Tornero's plan equates to age discrimination, resident David Hedrick said.
Hedrick also disagreed with Tornero's assertion that higher taxes would force residents to leave the city.
"The only reason for young people to come to Reynoldsburg is the good school district," Hedrick said.
Hedrick argued that Tornero's anti-tax position equated to hospice care for the city.
"Hospice care still ends in certain death for the community," Hedrick said.
Hedrick said he would work to death to save the schools.
"We will take back the community and we will, we will pass a levy on May 3," Hedrick said.
Reynoldsburg High School freshman Jordan Reed invited the board to visit his school to experience his classmates' dedication firsthand.
"Sit in our classrooms and see that the students deserve it," Reed said.
Many parents spoke that without creative arts and gym, their children no longer enjoy school.
"To come home and have kids cry because things have been cut," parent Mike Schultz said. "The schools are part of the community and people aren't going to want to come."

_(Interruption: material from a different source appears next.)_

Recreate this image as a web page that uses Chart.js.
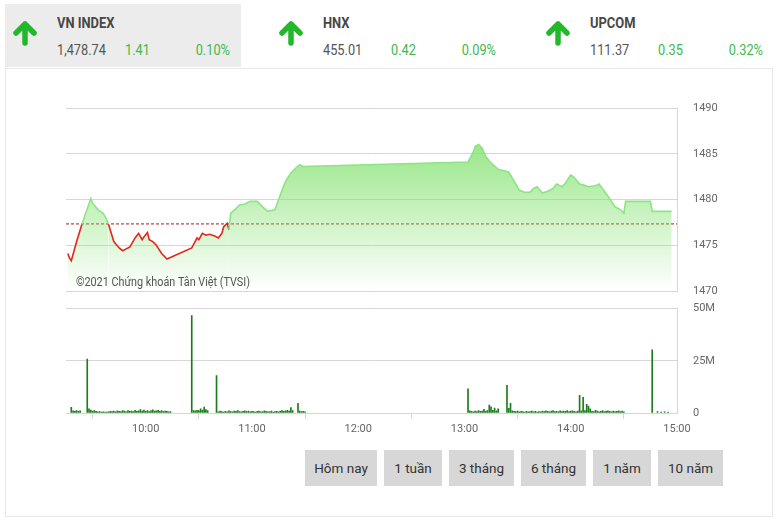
<!DOCTYPE html>
<html>
<head>
<meta charset="utf-8">
<script src="https://cdn.jsdelivr.net/npm/chart.js@4/dist/chart.umd.min.js"></script>
<style>
  body { margin: 0; width: 779px; height: 523px; background: #fff; font-family: Roboto, sans-serif; position: relative; overflow: hidden; }
  .idx { position: absolute; top: 4px; width: 236px; height: 63px; }
  .idx.active { background: #ececec; }
  .idx svg { position: absolute; left: 7px; top: 16px; }
  .idx .name { position: absolute; left: 52px; top: 10px; font-size: 15px; font-weight: bold; color: #474747; transform: scaleX(0.86); transform-origin: left; }
  .idx .val, .idx .chg, .idx .pct { position: absolute; top: 38px; font-size: 14.5px; transform: scaleX(0.88); }
  .idx .val { left: 52px; color: #555; transform-origin: left; }
  .idx .chg { left: 120px; color: #3cb94a; transform-origin: left; }
  .idx .pct { right: 11px; color: #3cb94a; transform-origin: right; }
  .panel { position: absolute; left: 5px; top: 68px; width: 766px; height: 447px; border: 1px solid #e8e8e8; }
  .box { position: absolute; left: 0; width: 779px; }
  .btns { position: absolute; top: 450px; left: 305px; display: flex; gap: 7px; }
  .btns div { height: 36px; line-height: 36px; background: #d7d7d7; color: #333; font-size: 13.5px; text-align: center; }
</style>
</head>
<body>
<div class="panel"></div>

<div class="idx active" style="left:5px">
  <svg width="26" height="26" viewBox="0 0 26 26"><path d="M13 23 V5 M4 13 L13 4 L22 13" stroke="#22b82a" stroke-width="5.5" fill="none" stroke-linecap="round" stroke-linejoin="round"/></svg>
  <div class="name">VN INDEX</div><div class="val">1,478.74</div><div class="chg">1.41</div><div class="pct">0.10%</div>
</div>
<div class="idx" style="left:271px">
  <svg width="26" height="26" viewBox="0 0 26 26"><path d="M13 23 V5 M4 13 L13 4 L22 13" stroke="#22b82a" stroke-width="5.5" fill="none" stroke-linecap="round" stroke-linejoin="round"/></svg>
  <div class="name">HNX</div><div class="val">455.01</div><div class="chg">0.42</div><div class="pct">0.09%</div>
</div>
<div class="idx" style="left:538px">
  <svg width="26" height="26" viewBox="0 0 26 26"><path d="M13 23 V5 M4 13 L13 4 L22 13" stroke="#22b82a" stroke-width="5.5" fill="none" stroke-linecap="round" stroke-linejoin="round"/></svg>
  <div class="name">UPCOM</div><div class="val">111.37</div><div class="chg">0.35</div><div class="pct">0.32%</div>
</div>

<div class="box" style="top:98px;height:210px"><canvas id="priceChart"></canvas></div>
<div class="box" style="top:300px;height:140px"><canvas id="volChart"></canvas></div>

<div class="btns">
  <div style="width:72px">Hôm nay</div>
  <div style="width:58px">1 tuần</div>
  <div style="width:65px">3 tháng</div>
  <div style="width:65px">6 tháng</div>
  <div style="width:58px">1 năm</div>
  <div style="width:65px">10 năm</div>
</div>

<script>
// session data, VN-Index intraday
var refPrice = 1477.33;
var timeTicks = ['10:00', '11:00', '12:00', '13:00', '14:00', '15:00'];

var priceTimes = ['9:16', '9:17', '9:18', '9:21', '9:24', '9:29', '9:30', '9:33', '9:36', '9:38', '9:39', '9:42',
  '9:45', '9:47', '9:49', '9:51', '9:54', '9:56', '9:58', '9:59', '10:01', '10:02', '10:04', '10:06', '10:09',
  '10:12', '10:26', '10:29', '10:30', '10:32', '10:34', '10:36', '10:39', '10:41', '10:43', '10:44', '10:46', '10:47', '10:48',
  '10:51', '10:53', '10:56', '10:59', '11:03', '11:06', '11:09', '11:11', '11:13', '11:16', '11:19', '11:22', '11:25', '11:27', '11:29',
  '13:02', '13:05', '13:06', '13:08', '13:10', '13:12', '13:15', '13:19', '13:25', '13:28',
  '13:31', '13:34', '13:37', '13:39', '13:41', '13:44', '13:47', '13:50', '13:52', '13:55', '13:57',
  '14:00', '14:02', '14:05', '14:07', '14:10', '14:14', '14:16', '14:19', '14:22', '14:25', '14:28',
  '14:30', '14:31', '14:45', '14:46', '14:57'];
var priceValues = [1474.1, 1473.6, 1473.3, 1475.4, 1477.3, 1480.1, 1479.6, 1478.9, 1478.5, 1477.8, 1477.3, 1475.4,
  1474.7, 1474.4, 1474.6, 1474.8, 1475.8, 1476.3, 1475.6, 1475.9, 1476.4, 1475.6, 1475.4, 1475.0, 1474.1,
  1473.5, 1474.7, 1475.8, 1475.6, 1476.3, 1476.1, 1476.2, 1476.0, 1475.8, 1476.3, 1477.0, 1477.4, 1476.7, 1478.5,
  1479.0, 1479.4, 1479.5, 1479.8, 1479.8, 1479.2, 1478.7, 1478.8, 1478.9, 1480.5, 1482.0, 1482.9, 1483.5, 1483.8, 1483.6,
  1484.1, 1485.2, 1485.8, 1486.0, 1485.6, 1484.7, 1484.0, 1483.3, 1483.0, 1482.0,
  1481.0, 1480.8, 1480.8, 1481.2, 1481.4, 1480.7, 1480.9, 1481.2, 1481.7, 1481.4, 1481.8,
  1482.7, 1482.4, 1481.7, 1481.6, 1481.4, 1481.5, 1481.7, 1480.9, 1480.1, 1479.2, 1478.9,
  1478.5, 1479.8, 1479.8, 1478.7, 1478.7];

// volume in millions, one value per minute (null = no trade)
var volAmStart = '9:15';
var volAm = [null, null, null, 2.7, 1.0, 0.9, 1.1, 0.8, 1.0, null, null, null, 25.8,
  2.0, 1.4, 0.9, 1.1, 0.8, 0.6, 0.7, 0.5, 0.6, 0.5, 0.4, 0.6, 0.8, 0.7, 0.9, 0.6, 1.0, 0.8, 0.7, 1.1,
  0.9, 0.6, 1.2, 0.8, 0.9, 0.7, 1.3, 0.8, 1.0, 1.6, 0.9, 1.4, 0.8, 1.1, 0.7, 1.2, 1.5, 0.9, 1.0, 1.3,
  0.8, 1.1, 0.7, 0.9, 0.8, 0.6, 0.7,
  null, null, null, null, null, null, null, null, null, null, null,
  46.7, 1.2, 1.0, 1.3, 1.1, 2.0, 1.4, 2.8, 1.6, 1.2,
  null, null, null, null, 17.9,
  0.6, 0.9, 0.7, 0.5, 0.8, 0.6, 1.0, 0.7, 0.6, 0.9, 0.8, 1.1, 0.7, 0.6, 0.8, 1.0, 0.7, 0.9, 0.6, 0.8,
  0.7, 0.5, 0.8, 0.9, 0.6, 0.7, 1.0, 0.8, 0.6, 0.7, 0.9, 0.5, 0.7, 0.8, 0.6, 0.9, 1.1, 0.8, 1.0, 1.3,
  0.9, 2.6, 1.2,
  null, null, 4.6, 0.9, 0.7, 0.8, 0.6];

var volPmStart = '13:00';
var volPm = [null, null, 11.6,
  1.0, 0.8, 0.6, 0.9, 0.7, 1.1, 0.8, 0.9, 1.7, 0.9, 1.2, 3.8, 3.0, 1.3, 2.4, 1.0, 2.0,
  null, null, null, null, 13.2, 2.2, 4.6,
  1.0, 0.8, 0.7, 0.9, 0.6, 0.8, 0.7, 0.5, 0.8, 0.6, 0.7, 0.9, 0.6, 0.8, 0.5, 0.7, 0.6, 0.9, 0.7, 1.0,
  0.8, 0.6, 0.9, 1.1, 0.7, 0.8, 0.6, 1.0, 0.7, 0.9, 0.8, 1.2, 0.7, 0.9, 1.0, 0.8, 0.6, 0.9,
  8.5, 1.0, 7.5, 1.2, 4.2, 3.3, 2.0,
  0.8, 0.7, 1.3, 0.9, 0.6, 0.8, 1.1, 0.7, 0.9, 1.0, 0.8, 0.6, 0.9, 0.7, 0.8, 1.0, 0.7, 0.9, 0.6];

var volExtraTimes = ['14:46', '14:49', '14:51', '14:53', '14:55'];
var volExtraValues = [30.2, 0.7, 0.5, 0.6, 0.5];

function toMin(s) {
  var p = s.split(':');
  return parseInt(p[0]) * 60 + parseInt(p[1]);
}
function fmt(m) {
  var h = Math.floor(m / 60), mm = m % 60;
  return h + ':' + (mm < 10 ? '0' : '') + mm;
}

var xMin = toMin('9:15'), xMax = toMin('15:00');
var green = '#8ee385', red = '#e3261e', gridCol = '#d6d6d6';
Chart.defaults.font.family = 'Roboto';
Chart.defaults.color = '#666';

var pricePoints = priceTimes.map(function(t, i) { return { x: toMin(t), y: priceValues[i] }; });

var volPoints = [];
volAm.forEach(function(v, i) { if (v !== null) volPoints.push({ x: toMin(volAmStart) + i, y: v }); });
volPm.forEach(function(v, i) { if (v !== null) volPoints.push({ x: toMin(volPmStart) + i, y: v }); });
volExtraTimes.forEach(function(t, i) { volPoints.push({ x: toMin(t), y: volExtraValues[i] }); });

var copyright = {
  id: 'copyright',
  afterDraw: function(chart) {
    var c = chart.ctx, a = chart.chartArea;
    c.save();
    c.translate(a.left + 10, a.bottom - 5);
    c.scale(0.9, 1);
    c.font = '12px Roboto';
    c.fillStyle = '#555';
    c.textBaseline = 'alphabetic';
    c.fillText('\u00a92021 Chứng khoán Tân Việt (TVSI)', 0, 0);
    c.restore();
  }
};

var priceChart = new Chart(document.getElementById('priceChart'), {
  type: 'line',
  data: {
    datasets: [{
      data: pricePoints,
      borderWidth: 1.6,
      borderColor: green,
      pointRadius: 0,
      tension: 0,
      fill: 'start',
      order: 0,
      segment: {
        borderColor: function(ctx) {
          return (ctx.p0.parsed.y + ctx.p1.parsed.y) / 2 < refPrice ? red : green;
        }
      },
      backgroundColor: function(ctx) {
        var a = ctx.chart.chartArea;
        if (!a) return 'rgba(128,225,108,0.5)';
        var g = ctx.chart.ctx.createLinearGradient(0, a.top, 0, a.bottom);
        g.addColorStop(0, 'rgba(128,225,108,1)');
        g.addColorStop(1, 'rgba(128,225,108,0)');
        return g;
      }
    }, {
      // reference (previous close) line
      data: [{ x: xMin, y: refPrice }, { x: xMax, y: refPrice }],
      borderColor: '#a31d1d',
      borderWidth: 1,
      borderDash: [3, 2],
      pointRadius: 0,
      fill: false,
      order: 1
    }]
  },
  options: {
    responsive: true,
    maintainAspectRatio: false,
    animation: false,
    layout: { padding: { left: 66, top: 10, right: 0, bottom: 17 } },
    plugins: { legend: { display: false }, tooltip: { enabled: false } },
    scales: {
      x: { type: 'linear', min: xMin, max: xMax, display: false },
      y: {
        position: 'right',
        min: 1470, max: 1490,
        ticks: { stepSize: 5, padding: 2, font: { size: 11 }, color: '#666',
          callback: function(v) { return String(v); } },
        grid: { color: gridCol, drawTicks: true, tickLength: 14, tickColor: 'transparent' },
        border: { display: true, color: gridCol },
        afterFit: function(scale) { scale.width = 102; }
      }
    }
  },
  plugins: [copyright]
});

var volChart = new Chart(document.getElementById('volChart'), {
  type: 'bar',
  data: {
    datasets: [{
      data: volPoints,
      backgroundColor: '#1b7d1b',
      barThickness: 1,
      borderWidth: 0
    }]
  },
  options: {
    responsive: true,
    maintainAspectRatio: false,
    animation: false,
    layout: { padding: { left: 66, top: 7, right: 0, bottom: 0 } },
    plugins: { legend: { display: false }, tooltip: { enabled: false } },
    scales: {
      x: {
        type: 'linear', min: xMin, max: xMax, offset: false,
        afterBuildTicks: function(scale) {
          scale.ticks = timeTicks.map(function(t) { return { value: toMin(t) }; });
        },
        ticks: { callback: function(v) { return fmt(v); }, font: { size: 11 }, color: '#666', padding: 4, maxRotation: 0 },
        grid: { drawOnChartArea: false, drawTicks: true, tickLength: 6, color: gridCol },
        border: { display: true, color: gridCol },
        afterFit: function(scale) { scale.height = 27; }
      },
      y: {
        position: 'right',
        min: 0, max: 50,
        ticks: { stepSize: 25, padding: 2, font: { size: 11 }, color: '#666',
          callback: function(v) { return v === 0 ? '0' : v + 'M'; } },
        grid: { color: gridCol, drawTicks: true, tickLength: 14, tickColor: 'transparent' },
        border: { display: true, color: gridCol },
        afterFit: function(scale) { scale.width = 102; }
      }
    }
  }
});
</script>
</body>
</html>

Tornero said children and education are important to the people in her camp as well.
The problem is that Reynoldsburg already has taxes higher than the other suburbs because property owners must pay for the bond that funded the new high school, she said.
As a parent who homeschooled her children, Tornero said she understands the importance of learning from the prospective of a teacher.
"I am very interested in educating kids, and for the schools to think outside the box," Tornero said.
Rhonda Eberst, representing the support staff and teachers, told the board that the district employees were behind the levy.
On Jan. 19, the two unions that represent the district workers agreed to pay freezes.
Eberst said that by accepting pay freezes in a poor economy, the employees are telling the community that "we get it."
Nearly 100 percent of the workers have already contributed personal donations to the new levy campaign, Eberst said.